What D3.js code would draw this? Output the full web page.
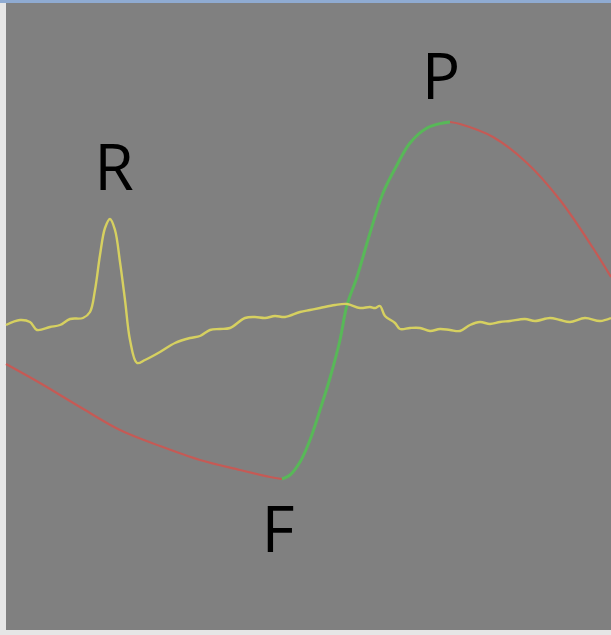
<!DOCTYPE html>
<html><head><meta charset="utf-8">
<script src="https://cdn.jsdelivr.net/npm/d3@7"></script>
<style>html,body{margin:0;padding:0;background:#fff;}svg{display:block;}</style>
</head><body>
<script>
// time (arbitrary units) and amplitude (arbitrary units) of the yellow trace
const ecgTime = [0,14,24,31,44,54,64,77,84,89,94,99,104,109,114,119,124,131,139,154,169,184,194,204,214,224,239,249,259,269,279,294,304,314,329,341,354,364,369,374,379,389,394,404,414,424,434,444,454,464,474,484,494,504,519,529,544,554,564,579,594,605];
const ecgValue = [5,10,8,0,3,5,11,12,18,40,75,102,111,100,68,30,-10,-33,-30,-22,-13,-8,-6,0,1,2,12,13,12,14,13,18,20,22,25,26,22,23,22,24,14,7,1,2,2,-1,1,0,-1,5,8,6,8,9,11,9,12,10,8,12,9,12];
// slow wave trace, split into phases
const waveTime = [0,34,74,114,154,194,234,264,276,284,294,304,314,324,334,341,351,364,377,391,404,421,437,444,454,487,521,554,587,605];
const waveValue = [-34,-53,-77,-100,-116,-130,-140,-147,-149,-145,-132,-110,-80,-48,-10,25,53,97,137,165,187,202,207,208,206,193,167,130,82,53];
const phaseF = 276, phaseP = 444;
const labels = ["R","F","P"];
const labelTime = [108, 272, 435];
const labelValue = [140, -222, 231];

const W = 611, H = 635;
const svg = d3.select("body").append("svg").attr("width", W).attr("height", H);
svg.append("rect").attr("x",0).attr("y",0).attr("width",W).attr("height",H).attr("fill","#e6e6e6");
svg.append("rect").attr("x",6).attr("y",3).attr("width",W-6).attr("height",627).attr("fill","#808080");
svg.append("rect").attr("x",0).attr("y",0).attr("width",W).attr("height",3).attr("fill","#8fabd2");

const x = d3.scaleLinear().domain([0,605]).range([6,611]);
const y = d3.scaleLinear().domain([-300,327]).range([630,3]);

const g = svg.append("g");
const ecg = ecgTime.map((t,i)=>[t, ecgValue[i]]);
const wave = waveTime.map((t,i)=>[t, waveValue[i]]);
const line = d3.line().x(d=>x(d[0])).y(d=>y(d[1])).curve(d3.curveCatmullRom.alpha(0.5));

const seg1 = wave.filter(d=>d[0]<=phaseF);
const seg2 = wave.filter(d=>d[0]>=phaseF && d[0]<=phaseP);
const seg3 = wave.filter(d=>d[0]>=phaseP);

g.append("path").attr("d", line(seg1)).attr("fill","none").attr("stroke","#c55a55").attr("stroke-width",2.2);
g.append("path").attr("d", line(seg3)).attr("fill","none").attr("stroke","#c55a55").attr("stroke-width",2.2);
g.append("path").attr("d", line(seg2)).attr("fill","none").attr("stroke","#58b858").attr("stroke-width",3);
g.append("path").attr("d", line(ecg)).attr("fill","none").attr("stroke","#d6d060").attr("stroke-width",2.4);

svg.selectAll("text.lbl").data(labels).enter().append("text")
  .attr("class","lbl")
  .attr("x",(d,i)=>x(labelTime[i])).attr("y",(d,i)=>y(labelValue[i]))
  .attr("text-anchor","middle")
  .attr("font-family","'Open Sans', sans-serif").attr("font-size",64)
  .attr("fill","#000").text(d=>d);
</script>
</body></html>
___
DESCRIPTION OF THE TASK »
Leave every image out, and retype the material exactly.

CORRECT OUTPUT »
What D3.js code would draw this? Output the full web page.
<!DOCTYPE html>
<html><head><meta charset="utf-8">
<script src="https://cdn.jsdelivr.net/npm/d3@7"></script>
<style>html,body{margin:0;padding:0;background:#fff;}svg{display:block;}</style>
</head><body>
<script>
// time (arbitrary units) and amplitude (arbitrary units) of the yellow trace
const ecgTime = [0,14,24,31,44,54,64,77,84,89,94,99,104,109,114,119,124,131,139,154,169,184,194,204,214,224,239,249,259,269,279,294,304,314,329,341,354,364,369,374,379,389,394,404,414,424,434,444,454,464,474,484,494,504,519,529,544,554,564,579,594,605];
const ecgValue = [5,10,8,0,3,5,11,12,18,40,75,102,111,100,68,30,-10,-33,-30,-22,-13,-8,-6,0,1,2,12,13,12,14,13,18,20,22,25,26,22,23,22,24,14,7,1,2,2,-1,1,0,-1,5,8,6,8,9,11,9,12,10,8,12,9,12];
// slow wave trace, split into phases
const waveTime = [0,34,74,114,154,194,234,264,276,284,294,304,314,324,334,341,351,364,377,391,404,421,437,444,454,487,521,554,587,605];
const waveValue = [-34,-53,-77,-100,-116,-130,-140,-147,-149,-145,-132,-110,-80,-48,-10,25,53,97,137,165,187,202,207,208,206,193,167,130,82,53];
const phaseF = 276, phaseP = 444;
const labels = ["R","F","P"];
const labelTime = [108, 272, 435];
const labelValue = [140, -222, 231];

const W = 611, H = 635;
const svg = d3.select("body").append("svg").attr("width", W).attr("height", H);
svg.append("rect").attr("x",0).attr("y",0).attr("width",W).attr("height",H).attr("fill","#e6e6e6");
svg.append("rect").attr("x",6).attr("y",3).attr("width",W-6).attr("height",627).attr("fill","#808080");
svg.append("rect").attr("x",0).attr("y",0).attr("width",W).attr("height",3).attr("fill","#8fabd2");

const x = d3.scaleLinear().domain([0,605]).range([6,611]);
const y = d3.scaleLinear().domain([-300,327]).range([630,3]);

const g = svg.append("g");
const ecg = ecgTime.map((t,i)=>[t, ecgValue[i]]);
const wave = waveTime.map((t,i)=>[t, waveValue[i]]);
const line = d3.line().x(d=>x(d[0])).y(d=>y(d[1])).curve(d3.curveCatmullRom.alpha(0.5));

const seg1 = wave.filter(d=>d[0]<=phaseF);
const seg2 = wave.filter(d=>d[0]>=phaseF && d[0]<=phaseP);
const seg3 = wave.filter(d=>d[0]>=phaseP);

g.append("path").attr("d", line(seg1)).attr("fill","none").attr("stroke","#c55a55").attr("stroke-width",2.2);
g.append("path").attr("d", line(seg3)).attr("fill","none").attr("stroke","#c55a55").attr("stroke-width",2.2);
g.append("path").attr("d", line(seg2)).attr("fill","none").attr("stroke","#58b858").attr("stroke-width",3);
g.append("path").attr("d", line(ecg)).attr("fill","none").attr("stroke","#d6d060").attr("stroke-width",2.4);

svg.selectAll("text.lbl").data(labels).enter().append("text")
  .attr("class","lbl")
  .attr("x",(d,i)=>x(labelTime[i])).attr("y",(d,i)=>y(labelValue[i]))
  .attr("text-anchor","middle")
  .attr("font-family","'Open Sans', sans-serif").attr("font-size",64)
  .attr("fill","#000").text(d=>d);
</script>
</body></html>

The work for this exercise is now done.